Crucially, Augar recommends that the funding gap caused by the fee cut is filled by teaching grants, meaning the government would make up the difference of £1,750 per student per year. The sector will probably breathe a sigh of relief that per-student funding would not be facing an immediately cut, although some courses will be under threat. The major advantage from Augar’s point of view is that it gives the government more freedom to control spending – it would have close to £2 billion a year in grants to distribute as it sees fit. Augar hopes that this will ultimately reduce the incentives for universities to push cheap-to-teach courses, on which they currently make the biggest margins.

One might expect that the main disadvantage of this would be a high cost to government. In practice it will only cost around £500 million a year – considerably less than £1,750 multiplied by the number of students. That’s because a large fraction of those loans would not be repaid anyway. The main effect is in fact some loss of progressivity, as it is only the highest earnings graduates who would repay the final chunk of the tuition fee loans.

Bringing back maintenance grants (again) and reducing interest

Augar also takes a swipe at two of the more unpopular issues with the system. First, he recommends the return of maintenance grants of at least £3,000 per year. These are cash transfers to students coming from poorer households which were scrapped (and replaced with loans) by the coalition government in 2015. This would be the second flip-flop on this specific issue, as grants were scrapped in 1998 only to be re-introduced in 2004.

Together with the cut in fees, this policy will reduce the debts of the poorest students on graduation (although Augar urges that we refrain from using such language) by around a third, down from almost £60,000, for those coming from the poorest households. It would spell an end to the current situation of the poorest students graduating with largest student debts (because they get more maintenance loans).

It is important to note that while this policy benefits students from poorer households it is only those from such backgrounds who go on to earn high salaries who benefit in terms of reduced repayments. Again, the cost of this is equal to the lost future repayments of graduates, which once the fee cut is taken into account would be roughly another £500 million (assuming the grants look approximately the same as the ones that were in place in 2015).

Second, he recommends a cut in interest rates on student loans during study, from RPI + 3% to just RPI. As he acknowledges, many will be disappointed not to see a plan for the positive rates after leaving education to be scrapped as well, but Augar considers this too expensive. The removal of the positive rate over RPI during study would cost around £300 million after adjusting for the lower fees and maintenance loans and yet again would benefit the highest earners the most.

Squeezing money from HE

The Review’s remit was somewhat constrained by the need to propose reforms without spending any more money. The changes to HE so far would cost well over £1 billion a year if they were implemented for the cohort of students starting HE in September this year (in practice, it is recommended that the changes are not brought in until September 2021). Combined with the increased FE spend this demanded an extra £2 billion.
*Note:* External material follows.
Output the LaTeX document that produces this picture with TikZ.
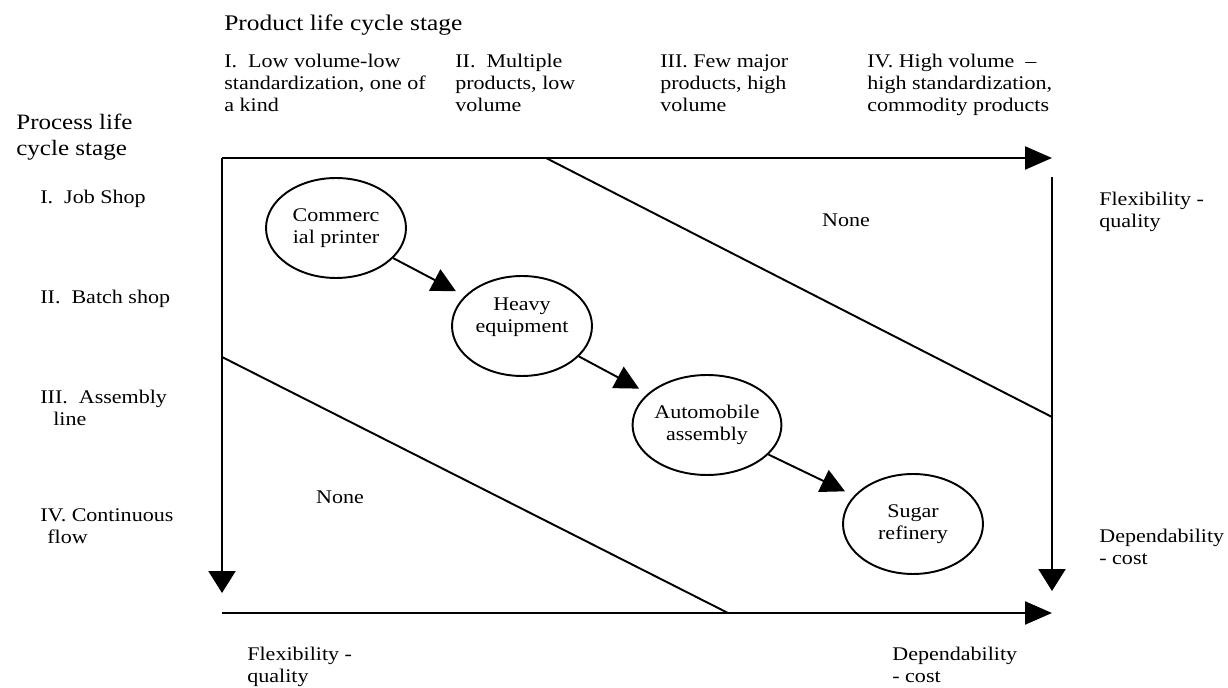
\documentclass[tikz,border=0pt]{standalone}
\usepackage{fontspec}
\setmainfont{Liberation Serif}[FakeStretch=1.14]
\usetikzlibrary{arrows.meta,shapes.geometric}
\begin{document}
\begin{tikzpicture}[x=0.02cm, y=-0.02cm,
        txt/.style={anchor=north west, align=left, inner sep=0pt, font=\fontsize{11}{12.5}\selectfont},
        stage/.style={ellipse, draw, line width=1.1pt, minimum width=2.8cm, minimum height=2cm, inner sep=0pt, align=center, font=\fontsize{11}{12.5}\selectfont},
        haxis/.style={line width=1.3pt, -{Triangle[length=0.54cm, width=0.46cm]}},
        vaxis/.style={line width=1.3pt, -{Triangle[length=0.44cm, width=0.54cm]}},
        move/.style={line width=1.1pt, -{Triangle[length=0.48cm, width=0.48cm]}, shorten >=0.2cm}]
            \useasboundingbox ( 0, 0 ) rectangle ( 1228, 688 );

            % углы
            \coordinate (tl) at ( 222, 158 );
            \coordinate (tr) at ( 1052, 158 );
            \coordinate (bl) at ( 222, 593 );
            \coordinate (bb) at ( 222, 613 );
            \coordinate (br) at ( 1052, 613 );
            \coordinate (rt) at ( 1052, 177 );
            \coordinate (rb) at ( 1052, 591 );

            % оси
            \draw [haxis] (tl) -- (tr);
            \draw [vaxis] (tl) -- (bl);
            \draw [haxis] (bb) -- (br);
            \draw [vaxis] (rt) -- (rb);

            % диагонали
            \coordinate (ua) at ( 546, 158 );
            \coordinate (ub) at ( 1052, 417 );
            \coordinate (la) at ( 222, 357 );
            \coordinate (lb) at ( 728, 613 );
            \draw [line width=1.1pt] (ua) -- (ub);
            \draw [line width=1.1pt] (la) -- (lb);

            % заголовки
            \node [txt, font=\fontsize{12.7}{15}\selectfont] (prod) at ( 224, 14 ) {Product life cycle stage};
            \node [txt] (pc1) at ( 224, 54 ) {I.\ \ Low volume-low\\standardization, one of\\a kind};
            \node [txt] (pc2) at ( 455, 54 ) {II.\ \ Multiple\\products, low\\volume};
            \node [txt] (pc3) at ( 660, 54 ) {III. Few major\\products, high\\volume};
            \node [txt] (pc4) at ( 867, 54 ) {IV. High volume\ \ --\\high standardization,\\commodity products};

            \node [txt, font=\fontsize{12.5}{14.5}\selectfont] (proc) at ( 16, 114 ) {Process life\\cycle stage};
            \node [txt] (ps1) at ( 40, 190 ) {I.\ \ Job Shop};
            \node [txt] (ps2) at ( 40, 290 ) {II.\ \ Batch shop};
            \node [txt] (ps3) at ( 40, 390 ) {III.\ \ Assembly\\\hspace*{0.26cm}line};
            \node [txt] (ps4) at ( 40, 508 ) {IV. Continuous\\\hspace*{0.14cm}flow};

            % приоритеты
            \node [txt] (fr) at ( 1099, 192 ) {Flexibility -\\quality};
            \node [txt] (dr) at ( 1099, 529 ) {Dependability\\- cost};
            \node [txt] (fb) at ( 247, 647 ) {Flexibility -\\quality};
            \node [txt] (db) at ( 892, 647 ) {Dependability\\- cost};

            % пусто
            \node [font=\fontsize{11}{12.5}\selectfont] (nu) at ( 846, 220 ) {None};
            \node [font=\fontsize{11}{12.5}\selectfont] (nl) at ( 340, 497 ) {None};

            % отрасли
            \node [stage] (cp) at ( 336, 228 ) {Commerc\\ial printer};
            \node [stage] (he) at ( 522, 326 ) {Heavy\\equipment\\\mbox{}};
            \node [stage] (aa) at ( 707, 425 ) {Automobile\\assembly};
            \node [stage] (sr) at ( 913, 524 ) {Sugar\\refinery};

            \draw [move] (cp) -- (he);
            \draw [move] (he) -- (aa);
            \draw [move] (aa) -- (sr);
        \end{tikzpicture}
\end{document}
The first solution proposed is that current HE funding is frozen in nominal terms until 2022/23. This would bring per-student funding down from its 2012 peak by 13% in real terms. It would also mean that much of the funding increase resulting from the 2012 reform will have been eroded by 2022/23, meaning per-student funding will be only around 15% higher under the new system than it would have been had there been no reforms since 2011 (assuming funding would have been kept constant in real terms).

However, this doesn’t cover the additional costs, and so the review turns to the HE student loan repayment rules. Several options for extracting repayments from the highest earners are discussed, but in the end the outlined solution is to reduce the repayment threshold by 8% to around £23,000 in today’s money and extend the repayment period by 10 years to 40 years from graduation. Many graduates will therefore be repaying their student debts into their sixties. To address concerns that this will create a system whereby the very highest earning graduates repay less than middle earning graduates, a repayment cap of 1.2 times the real value of the loan is also proposed.

Augar estimates that all the changes to HE combined result in a saving of half a billion pounds. However, the changes hit middle and lower earning graduates the most, while actually reducing repayments of the very highest earners. As highlighted in Figure 6.11 of the review, this generates a rather regressive overall package of proposed changes – the top 20% of earners would see reductions in their lifetime repayments by around 30%, while everyone between the second and seventh decile will see increases in lifetime repayments. Of course, the overall system would remain very progressive with high earning graduates paying back much more of the cost of their degree than low earners.

The reforms proposed by the Augar review would represent yet more changes to a student loan system that has been already been heavily tinkered with. The review highlights the need for students to be better informed about the nature of the loans, yet the changes add even more complexity to a system that is already very difficult for prospective students and their parents to understand.